The pacing was uneven in that as soon as there is some tension building during the sniper or love triangle sequences, the ball is dropped and we're running off to a different scene. You got the feeling the director felt that there was too much material to cover too little time so let's not stay in one place too long.

There didn't seem to be enough time for any character development to keep me interested. There was absolutely no tension in the love triangle. It was just flat. The Blue Max comes to mind as a film that accomplished this successfully and also in two other areas! You felt all the tension of a war between two armies, two sexes, and two social classes. It can be done.

Turning to Koenig which could have been a much more interesting character study, Ed Harris never pushed the envelope to peek into Koenig's personality.

I was turned off by the action of him hanging the boy which I felt would have been beneath the character. I felt I was being preached to by the producers in a "politically correct" way so they made sure I knew who the bad guys were. Duh.

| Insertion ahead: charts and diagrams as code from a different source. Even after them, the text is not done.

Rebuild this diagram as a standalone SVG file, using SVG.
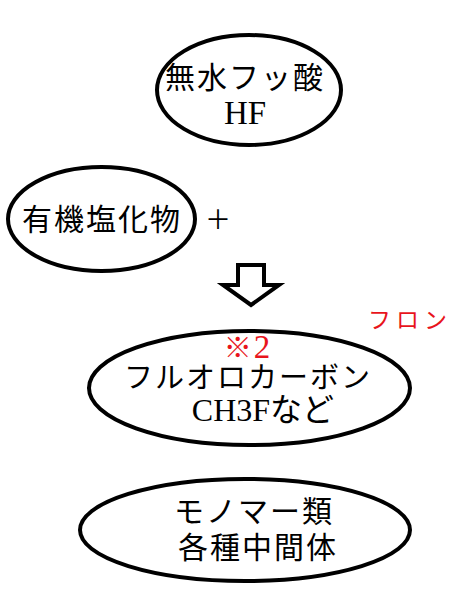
<svg xmlns="http://www.w3.org/2000/svg" width="475" height="613" viewBox="0 0 475 613">
<style>
.node ellipse{fill:#fff;stroke:#000;stroke-width:4}
.t{font-family:"Liberation Serif","Noto Sans CJK JP",serif;font-size:30px;fill:#000;text-anchor:middle;letter-spacing:2px}
.r{fill:#e8141c}
.arrow{fill:#fff;stroke:#000;stroke-width:4;stroke-linejoin:miter}
</style>
<rect width="475" height="613" fill="#fff"/>
<g id="node-hf" class="node">
<ellipse cx="249" cy="90" rx="92" ry="55"/>
<text class="t" x="245" y="88">無水フッ酸</text>
<text class="t" x="245" y="124" style="font-size:33px;letter-spacing:0">HF</text>
</g>
<g id="node-organochloride" class="node">
<ellipse cx="101.5" cy="219" rx="93.5" ry="52"/>
<text class="t" x="102" y="230">有機塩化物</text>
</g>
<g id="plus">
<text class="t" x="218" y="229" style="font-size:26px;letter-spacing:0">＋</text>
</g>
<g id="connectors">
<path class="arrow" d="M238 265 H264 V285 H279 L251 305 L223 285 H238 Z"/>
</g>
<g id="label-freon">
<text class="t r" x="410" y="328" style="font-size:23px;letter-spacing:5px">フロン</text>
</g>
<g id="node-fluorocarbon" class="node">
<ellipse cx="249.5" cy="388" rx="160.5" ry="57"/>
<text class="t r" x="248" y="358" style="font-size:28px;letter-spacing:2px">※<tspan style="font-size:33px">2</tspan></text>
<text class="t" x="248" y="388" style="font-size:29px;letter-spacing:2px">フルオロカーボン</text>
<text class="t" x="263" y="421" style="font-size:32px;letter-spacing:0">CH3Fなど</text>
</g>
<g id="node-monomer" class="node">
<ellipse cx="245" cy="530" rx="165" ry="51"/>
<text class="t" x="254" y="522">モノマー類</text>
<text class="t" x="258" y="558">各種中間体</text>
</g>
</svg>
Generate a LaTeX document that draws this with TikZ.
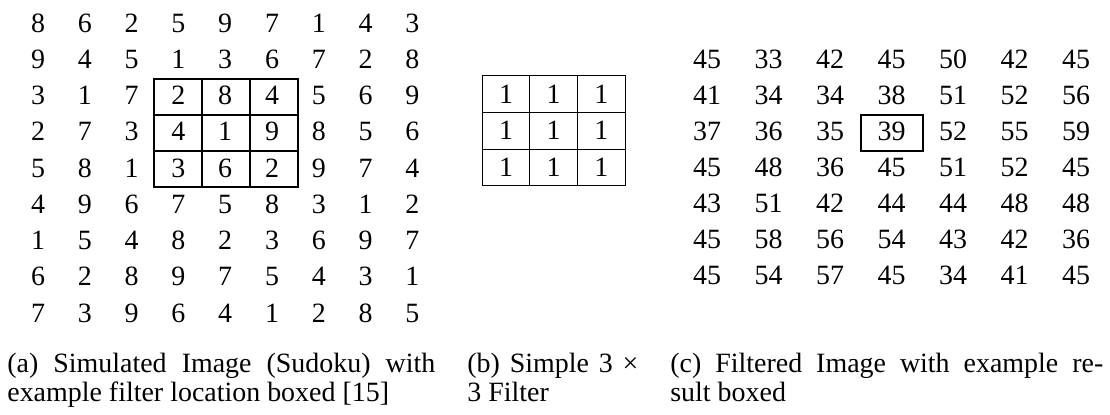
\documentclass[tikz,border=0pt]{standalone}
\usepackage{fontspec}
\setmainfont{Liberation Serif}
\usetikzlibrary{positioning}

\begin{document}
\begin{tikzpicture}[x=0.02cm,y=-0.02cm,
			ziffer/.style={inner sep=0pt,font=\fontsize{15.9}{16.4}\selectfont},
			zelle/.style={draw,line width=0.6pt,inner sep=0pt,minimum width=0.96cm,minimum height=0.72cm},
			filt/.style={zelle,minimum width=0.954cm,minimum height=0.734cm,font=\fontsize{15.9}{16.4}\selectfont},
			caption/.style={anchor=base west,inner sep=0pt,align=justify,font=\fontsize{15.9}{16.4}\selectfont}
			]
			\useasboundingbox (0,0) rectangle (1110,415);
			% (a) simulated image
			\foreach \zeile [count=\r from 0] in {{8,6,2,5,9,7,1,4,3},{9,4,5,1,3,6,7,2,8},{3,1,7,2,8,4,5,6,9},{2,7,3,4,1,9,8,5,6},{5,8,1,3,6,2,9,7,4},{4,9,6,7,5,8,3,1,2},{1,5,4,8,2,3,6,9,7},{6,2,8,9,7,5,4,3,1},{7,3,9,6,4,1,2,8,5}}
				\foreach \wert [count=\c from 0] in \zeile
					\node[ziffer] (img-\r-\c) at (38+46.8*\c,23+36.25*\r) {\wert};
			% filter window
			\foreach \r in {0,1,2}
				\foreach \c in {0,1,2}
					\node[zelle] (win-\r-\c) at (178+48*\c,97+36*\r) {};
			% (b) filter
			\foreach \r in {0,1,2}
				\foreach \c in {0,1,2}
					\node[filt] (fil-\r-\c) at (506+47.7*\c,94+36.7*\r) {1};
			% (c) filtered image
			\foreach \zeile [count=\r from 0] in {{45,33,42,45,50,42,45},{41,34,34,38,51,52,56},{37,36,35,39,52,55,59},{45,48,36,45,51,52,45},{43,51,42,44,44,48,48},{45,58,56,54,43,42,36},{45,54,57,45,34,41,45}}
				\foreach \wert [count=\c from 0] in \zeile
					\node[ziffer] (res-\r-\c) at (707+61.5*\c,59+36*\r) {\wert};
			\node[zelle,minimum width=1.24cm] (pick) at (892,133) {};
			% captions
			\node[caption,text width=8.56cm] (capa) at (7,373) {(a) Simulated Image (Sudoku) with\linebreak example filter location boxed [15]};
			\node[caption,text width=3.42cm] (capb) at (467,373) {(b) Simple 3 ×\linebreak 3 Filter};
			\node[caption,text width=8.66cm] (capc) at (670,373) {(c) Filtered Image with example re-\linebreak sult boxed};
		\end{tikzpicture}
\end{document}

The film score borrowed a little too much from Shindlers List.

The only great thing about this movie is that it had the "look". I mean you are there, especially on the big screen. There's nothing worse than a WWII movie of a winter battle, looking like it was shot in southern California.

The final cat and mouse scene was lukewarm at best tension wise. The director should have looked at the sniper scene in the film Anzio which was one of the best I've ever seen even if the rest of the movie was horrible.

Enemy at the Gates tried to cater to the Saturday night date crowd by being a great war movie and a great love story. It was neither.